第 9 章 多媒体网络

第 9 章 多媒体网络#

Chapter 9 Multimedia Networking

无论是在床上休息,还是乘坐公交和地铁,世界各地的人们目前都在使用互联网按需观看电影和电视节目。像 Netflix 和亚马逊这样的北美互联网电影和电视发行公司,以及中国的优酷和看看,几乎已成为家喻户晓的名字。但人们不仅仅是在观看互联网视频,他们还通过 YouTube 等网站上传和分发自己生成的内容,成为互联网视频的生产者和消费者。此外,Skype、Google Talk 和微信(在中国极为流行)等网络应用不仅允许人们通过互联网拨打“电话”,还支持视频和多人会议功能。事实上,我们预测到本十年末,大多数视频消费和语音通话都将端到端地通过互联网进行,通常连接的是通过蜂窝和 WiFi 访问网络接入互联网的无线设备。传统的电话和广播电视正在迅速变得过时。

我们从 第 9.1 节 开始,对多媒体应用进行分类。我们将看到多媒体应用可以分为流式存储音视频、对话式 语音/视频传输流式直播音视频 三类。每一类应用都有其独特的服务需求,显著不同于电子邮件、网页浏览和远程登录等传统弹性应用。在 第 9.2 节 中,我们将详细探讨视频流。我们将探索视频流背后的许多基本原理,包括客户端缓存、预取和根据可用带宽调整视频质量。在 第 9.3 节 中,我们研究对话式语音和视频,这类应用对端到端延迟非常敏感,但可以容忍偶尔的数据丢失。这里我们将探讨自适应播放、前向纠错和误差隐藏等技术如何减轻网络引起的数据包丢失和延迟问题。我们还将以 Skype 作为案例研究。在 第 9.4 节 中,我们将学习 RTP 和 SIP 两种流行的实时对话式语音和视频应用协议。在 第 9.5 节 中,我们将探讨网络内部用以区分不同类型流量(例如,对延迟敏感的对话语音应用与弹性应用如网页浏览)的机制,并实现对多类流量的差异化服务。

原文

While lounging in bed or riding buses and subways, people in all corners of the world are currently using the Internet to watch movies and television shows on demand. Internet movie and television distribution companies such as Netflix and Amazon in North America and Youku and Kankan in China have practically become household names. But people are not only watching Internet videos, they are using sites like YouTube to upload and distribute their own user-generated content, becoming Internet video producers as well as consumers. Moreover, network applications such as Skype, Google Talk, and WeChat (enormously popular in China) allow people to not only make “telephone calls” over the Internet, but to also enhance those calls with video and multi-person conferencing. In fact, we predict that by the end of the current decade most of the video consumption and voice conversations will take place end-to-end over the Internet, more typically to wireless devices connected to the Internet via cellular and WiFi access networks. Traditional telephony and broadcast television are quickly becoming obsolete.

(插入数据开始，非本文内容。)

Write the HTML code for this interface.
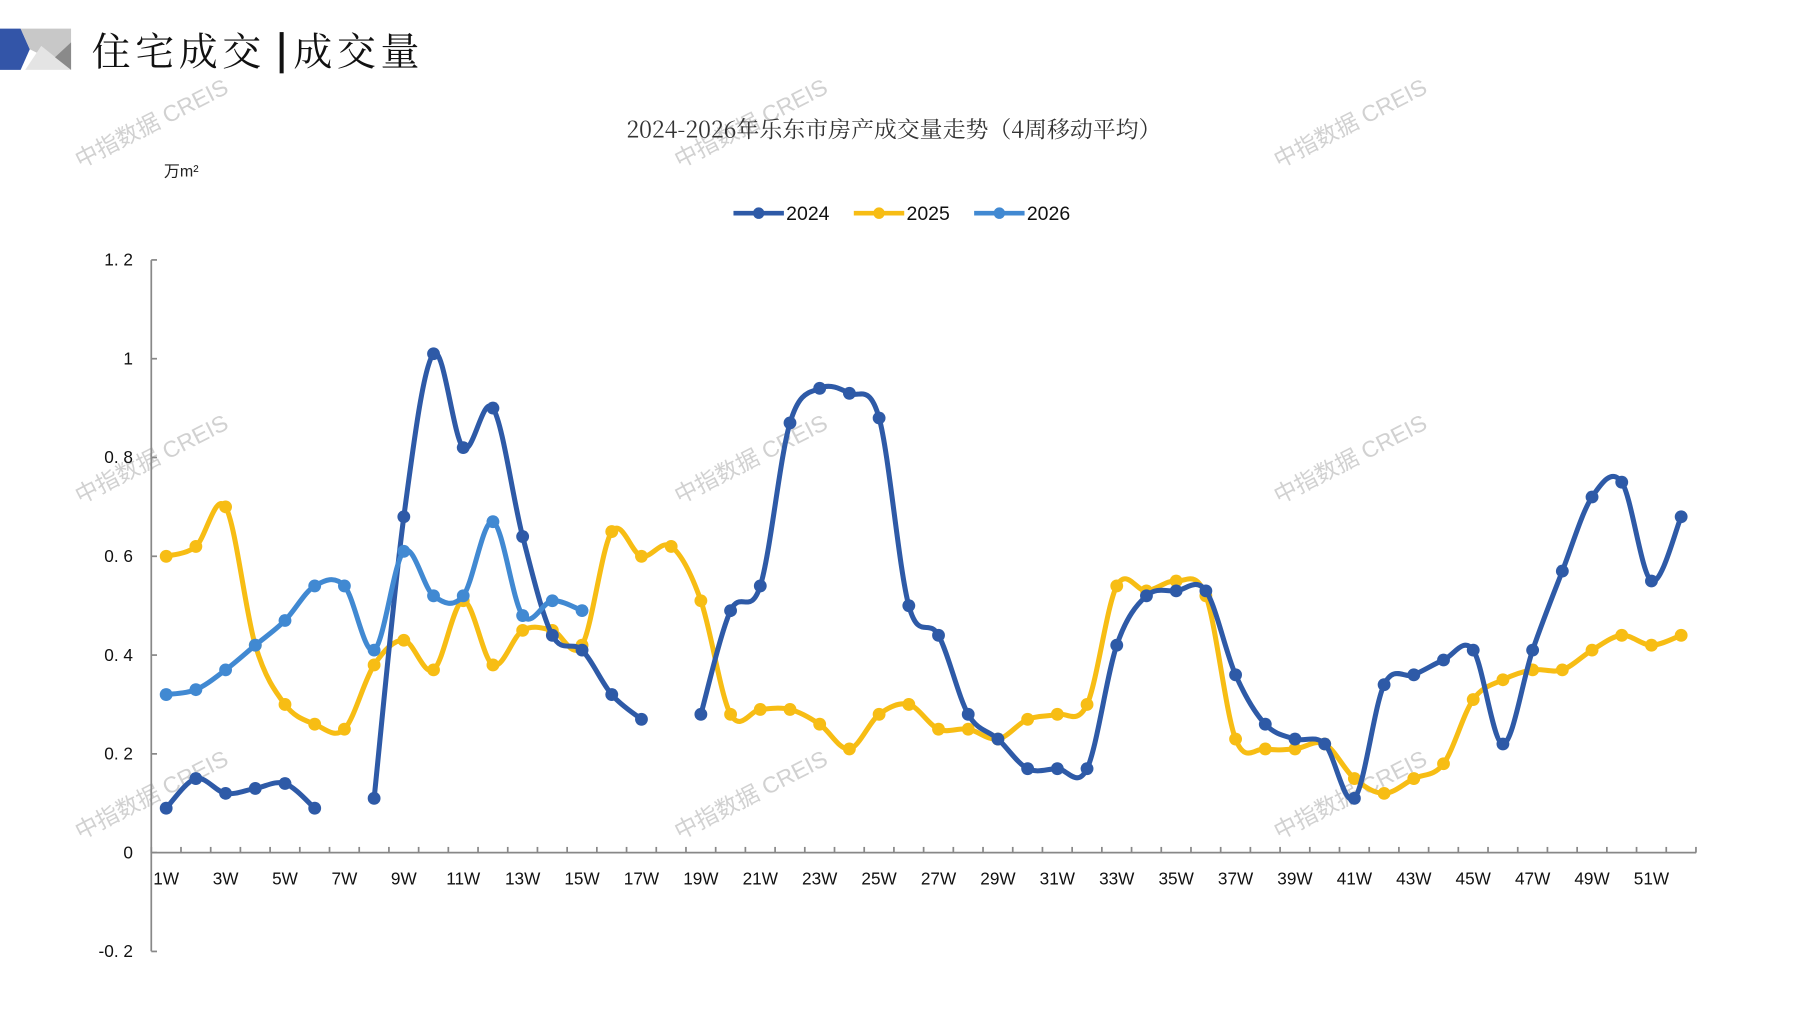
<!DOCTYPE html>
<html><head><meta charset="utf-8">
<style>
html,body{margin:0;padding:0;background:#fff;width:1797px;height:1010px;overflow:hidden}
svg{display:block}
text{font-family:"Liberation Sans","Noto Sans CJK SC",sans-serif}
</style></head>
<body>
<svg id="s" width="1797" height="1010" viewBox="0 0 1568 881.3" preserveAspectRatio="none" xmlns="http://www.w3.org/2000/svg">
<rect width="1568" height="882" fill="#fff"/>
<polygon points="0,25 18,25 26,43 18,61 0,61" fill="#3355a8"/>
<polygon points="18,25 62,25 62,61 26,43" fill="#c8c8c8"/>
<polygon points="22,61 36,40 62,61" fill="#e4e4e4"/>
<polygon points="62,37 62,61 48,50" fill="#8a8a8a"/>
<text x="80" y="57" font-size="34" style="font-family:'Noto Serif CJK SC','Liberation Serif',serif" fill="#111" letter-spacing="4">住宅成交</text>
<rect x="244" y="28" width="3.5" height="36" fill="#111"/>
<text x="256" y="57" font-size="34" style="font-family:'Noto Serif CJK SC','Liberation Serif',serif" fill="#111" letter-spacing="4">成交量</text>
<g fill="#c9c9c9" font-size="20" opacity="0.85">
<text transform="translate(70,147) rotate(-27)">中指数据 CREIS</text>
<text transform="translate(593,147) rotate(-27)">中指数据 CREIS</text>
<text transform="translate(1116,147) rotate(-27)">中指数据 CREIS</text>
<text transform="translate(70,440) rotate(-27)">中指数据 CREIS</text>
<text transform="translate(593,440) rotate(-27)">中指数据 CREIS</text>
<text transform="translate(1116,440) rotate(-27)">中指数据 CREIS</text>
<text transform="translate(70,733) rotate(-27)">中指数据 CREIS</text>
<text transform="translate(593,733) rotate(-27)">中指数据 CREIS</text>
<text transform="translate(1116,733) rotate(-27)">中指数据 CREIS</text>
</g>
<text x="780" y="120" font-size="20" text-anchor="middle" fill="#333" style="font-family:'Noto Serif CJK SC','Liberation Serif',serif">2024-2026年乐东市房产成交量走势（4周移动平均）</text>
<text x="143" y="154" font-size="14" fill="#222">万m²</text>
<g>
<line x1="640" y1="186" x2="684" y2="186" stroke="#2e5aa7" stroke-width="4"/><circle cx="662" cy="186" r="5" fill="#2e5aa7"/>
<text x="686" y="192" font-size="17" fill="#111">2024</text>
<line x1="745" y1="186" x2="789" y2="186" stroke="#f7bd14" stroke-width="4"/><circle cx="767" cy="186" r="5" fill="#f7bd14"/>
<text x="791" y="192" font-size="17" fill="#111">2025</text>
<line x1="850" y1="186" x2="894" y2="186" stroke="#4189d2" stroke-width="4"/><circle cx="872" cy="186" r="5" fill="#4189d2"/>
<text x="896" y="192" font-size="17" fill="#111">2026</text>
</g>
<g id="axes" stroke="#888" stroke-width="1.5" fill="none"></g>
<g id="labels" font-size="15" fill="#111"></g>
<g id="series"></g>
</svg>
<script>
var NS="http://www.w3.org/2000/svg";
function el(t,a,p){var e=document.createElementNS(NS,t);for(var k in a)e.setAttribute(k,a[k]);p.appendChild(e);return e;}
var X=function(w){return 145+(w-1)*25.92;};
var Y=function(v){return 744-v*431;};
var ax=document.getElementById('axes'),lb=document.getElementById('labels'),sr=document.getElementById('series');
el('line',{x1:132,y1:227,x2:132,y2:830},ax);
el('line',{x1:132,y1:744,x2:1480,y2:744},ax);
[1.2,1,0.8,0.6,0.4,0.2,0,-0.2].forEach(function(v){
 el('line',{x1:132,y1:Y(v),x2:137,y2:Y(v)},ax);
 var t=el('text',{x:116,y:Y(v)+5,'text-anchor':'end'},lb);
 t.textContent=(v===1.2?'1. 2':v===-0.2?'-0. 2':v===0.8?'0. 8':v===0.6?'0. 6':v===0.4?'0. 4':v===0.2?'0. 2':String(v));
});
for(var i=0;i<=52;i++){var x=132+i*25.92;el('line',{x1:x,y1:744,x2:x,y2:739},ax);}
for(var w=1;w<=51;w+=2){var t=el('text',{x:X(w),y:772,'text-anchor':'middle'},lb);t.textContent=w+'W';}
var d24=[0.09,0.15,0.12,0.13,0.14,0.09,null,0.11,0.68,1.01,0.82,0.90,0.64,0.44,0.41,0.32,0.27,null,0.28,0.49,0.54,0.87,0.94,0.93,0.88,0.50,0.44,0.28,0.23,0.17,0.17,0.17,0.42,0.52,0.53,0.53,0.36,0.26,0.23,0.22,0.11,0.34,0.36,0.39,0.41,0.22,0.41,0.57,0.72,0.75,0.55,0.68];
var d25=[0.60,0.62,0.70,0.42,0.30,0.26,0.25,0.38,0.43,0.37,0.51,0.38,0.45,0.45,0.42,0.65,0.60,0.62,0.51,0.28,0.29,0.29,0.26,0.21,0.28,0.30,0.25,0.25,0.23,0.27,0.28,0.30,0.54,0.53,0.55,0.52,0.23,0.21,0.21,0.22,0.15,0.12,0.15,0.18,0.31,0.35,0.37,0.37,0.41,0.44,0.42,0.44];
var d26=[0.32,0.33,0.37,0.42,0.47,0.54,0.54,0.41,0.61,0.52,0.52,0.67,0.48,0.51,0.49];
function draw(d,c){
 var segs=[],cur=[];
 d.forEach(function(v,i){if(v===null){if(cur.length)segs.push(cur);cur=[];}else cur.push([X(i+1),Y(v)]);});
 if(cur.length)segs.push(cur);
 segs.forEach(function(p){
  var s='M'+p[0][0]+','+p[0][1];
  for(var i=0;i<p.length-1;i++){
   var p0=p[i-1]||p[i],p1=p[i],p2=p[i+1],p3=p[i+2]||p2,k=6;
   s+=' C'+(p1[0]+(p2[0]-p0[0])/k)+','+(p1[1]+(p2[1]-p0[1])/k)+' '+(p2[0]-(p3[0]-p1[0])/k)+','+(p2[1]-(p3[1]-p1[1])/k)+' '+p2[0]+','+p2[1];
  }
  el('path',{d:s,fill:'none',stroke:c,'stroke-width':4.4,'stroke-linejoin':'round','stroke-linecap':'round'},sr);
  p.forEach(function(q){el('circle',{cx:q[0],cy:q[1],r:5.6,fill:c},sr);});
 });
}
draw(d25,'#f7bd14');
draw(d24,'#2e5aa7');
draw(d26,'#4189d2');
</script>
</body></html>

We begin this chapter with a taxonomy of multimedia applications in Section 9.1. We’ll see that a multimedia application can be classified as either streaming stored audio/video, conversational voice/video-over-IP, or streaming live audio/video. We’ll see that each of these classes of applications has its own unique service requirements that differ significantly from those of traditional elastic applications such as e-mail, Web browsing, and remote login. In Section 9.2, we’ll examine video streaming in some detail. We’ll explore many of the underlying principles behind video streaming, including client buffering, prefetching, and adapting video quality to available bandwidth. In Section 9.3, we investigate conversational voice and video, which, unlike elastic applications, are highly sensitive to end-to-end delay but can tolerate occasional loss of data. Here we’ll examine how techniques such as adaptive playout, forward error correction, and error concealment can mitigate against network-induced packet loss and delay. We’ll also examine Skype as a case study. In Section 9.4, we’ll study RTP and SIP, two popular protocols for real-time conversational voice and video applications. In Section 9.5, we’ll investigate mechanisms within the network that can be used to distinguish one class of traffic (e.g., delay-sensitive applications such as conversational voice) from another (e.g., elastic applications such as browsing Web pages), and provide differentiated service among multiple classes of traffic.